What They Don’t Tell You

People back home are often saying to me something along the lines of “Oh! Your life must be like a vacation!” or “Have you gone to [insert European country, city, place of interest or restaurant here] yet?” And I get it. If you’ve never lived abroad, it’s hard to imagine the experience as anything other than a nonstop vacation filled with cultural exploration and touristic revelry. Whenever most of us experience a different country, we’re usually on vacation ourselves, so of course that’s the lens through which we’d see living abroad.

It follows that every day must start by shopping in your local green market and popping into the bakery for fresh bread, followed by afternoons in art galleries and museums, a leisurely lunch and siesta, lively debates over espresso or drinks with your neighbors in a sunny plaza, and then fabulous Michelin-starred dinners or romantic meals in teeny bistros on quiet terrazas. Then you splash your face with Cava, gaze over the rooftops through your garret window and head to bed, only to start the whole wonderful reverie the next day.

I wasn’t quite that naïve when we were getting ready to move here — I’d read enough expat blogs and memoirs to know that we were in for a world of immigration paperwork and renewals. Plus, I’d moved around enough in the States to know that making friends and carving out your niche in a new city always takes longer than you think it will. Doing that in a language I didn’t speak certainly wasn’t going to make any of it easier.

A peep at Málaga’s impressive cathedral.

But now, one year and change into this experience, I’m floored by how much better this expat thing is from what I’d been expecting — in all but one way. To be honest, a lot of that silly nonsense a few paragraphs above is part of my life now—there are amazing markets and little food shops, there are sunny plazas for copas and really good coffee. There are more museums than I can count, and the Cava (and all other types of vino) is so ridiculously inexpensive that you probably could use it to wash your face if you wanted to waste great wine that way.

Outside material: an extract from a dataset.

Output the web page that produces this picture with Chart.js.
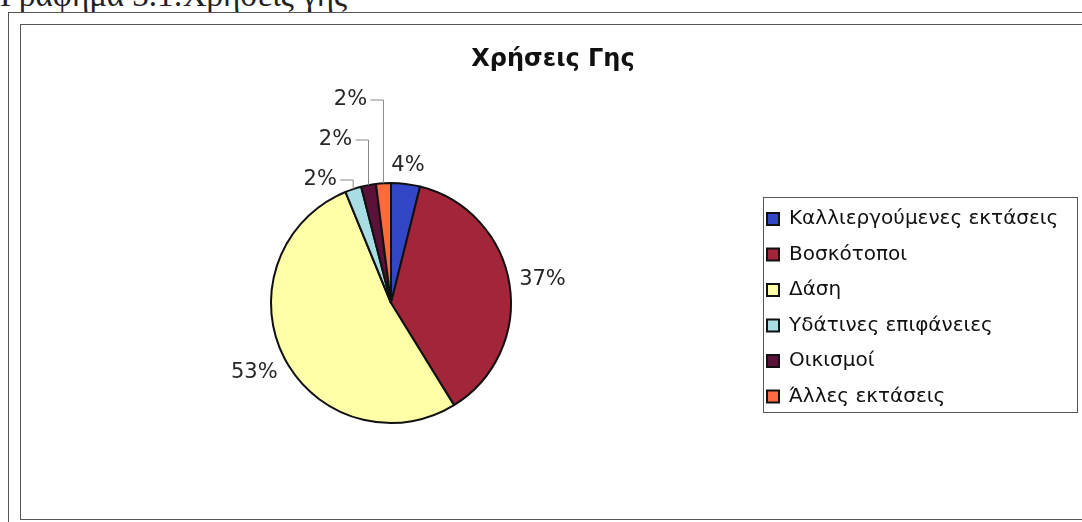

But strangely, none of that easily takes the place of having a simple, ready answer to, “And what do you do?” Over this past year, I’ve spent a startling amount of time grieving for something I never thought I’d miss for one second: a traditional job.

Ronda, one of the most gorgeous towns in or out of Spain.

I had no idea how not going to work every day — to a traditional office with traditional hours — would impact my mood and the way I see myself, and that’s not something anybody talks about when they talk about living abroad. (Or at least, no one talked to me about it.) When you move abroad for someone else’s job, you are necessarily leaving your own job behind. Sometimes, you might not even be allowed to work in your new country due to visa restrictions. Or maybe you don’t speak the language well enough to do your old job in your new home, or whatever certifications/degrees you had back home don’t translate to the new place. And sure, this is the 21st century, so there are a whole slew of remote-working possibilities that didn’t exist just a few years ago, but still. If you want to really feel like you’re part of the place in which you live, spending all your time attached to a laptop interacting with people nine hours behind you is not going to help.

People in Spain often ask me if I ever feel homesick, and the answer to that one is always an easy, “No, not at all.” I find that surprising even now — but the truth is that I don’t miss living in the US. Of course I miss people there, and I miss little things that I never thought about before we left. (See: tarragon; Comet cleanser; Americans’ unyielding commitment to convenience; spicy food of all kinds; not having to interact with salespeople in a store if I’m not feeling it that day #imjustlooking).

The Giralda of Sevilla’s extraordinary cathedral.

These days, Mr. Natalie and I are caught off guard when people ask when we plan to move back home, as if that’s a given. But I can’t even think of where “home” would be in the US. In the short time we’ve been here, I’ve absolutely fallen in love with Spain, warts and all. (Seriously guys, where are the vegetables?) This is a welcoming, fun-loving culture with a complicated history and even more complicated politics that I’ve barely even begun to understand. But now when we travel, “coming home” means Madrid. I crave this city when we’ve been away too long, and I’m constantly comparing it to other places, wondering why things There can’t be more like they are Here. (See: café cortado; Atlético de Madrid and its fans; impossibly long days; outstanding parks; the headscratcher of how, in a culture where everyone is always at least 10 minutes late to anything, the national train system always manages to run on time.*)

And here’s the thing about vacation: it’s only a temporary break from your everyday routine. But moving abroad is a permanent break with what was your life. It requires you to build a new life almost from scratch. You literally start over with some (if not all) of the following: a new language; a new career after completing any necessary training for it; figuring out the minutiae of daily life; navigating new bureaucracy; learning new customs; making a fool out of yourself nearly every day; and really thinking about who you are and what you do when you aren’t defined by a traditional job. No joke, it’s to-the-bones exhausting.

So who’s ready for a vacation now? 😉

This amazing city (and also this lucky girl’s home).

*I hope I didn’t just doom myself to a lifetime of late trains.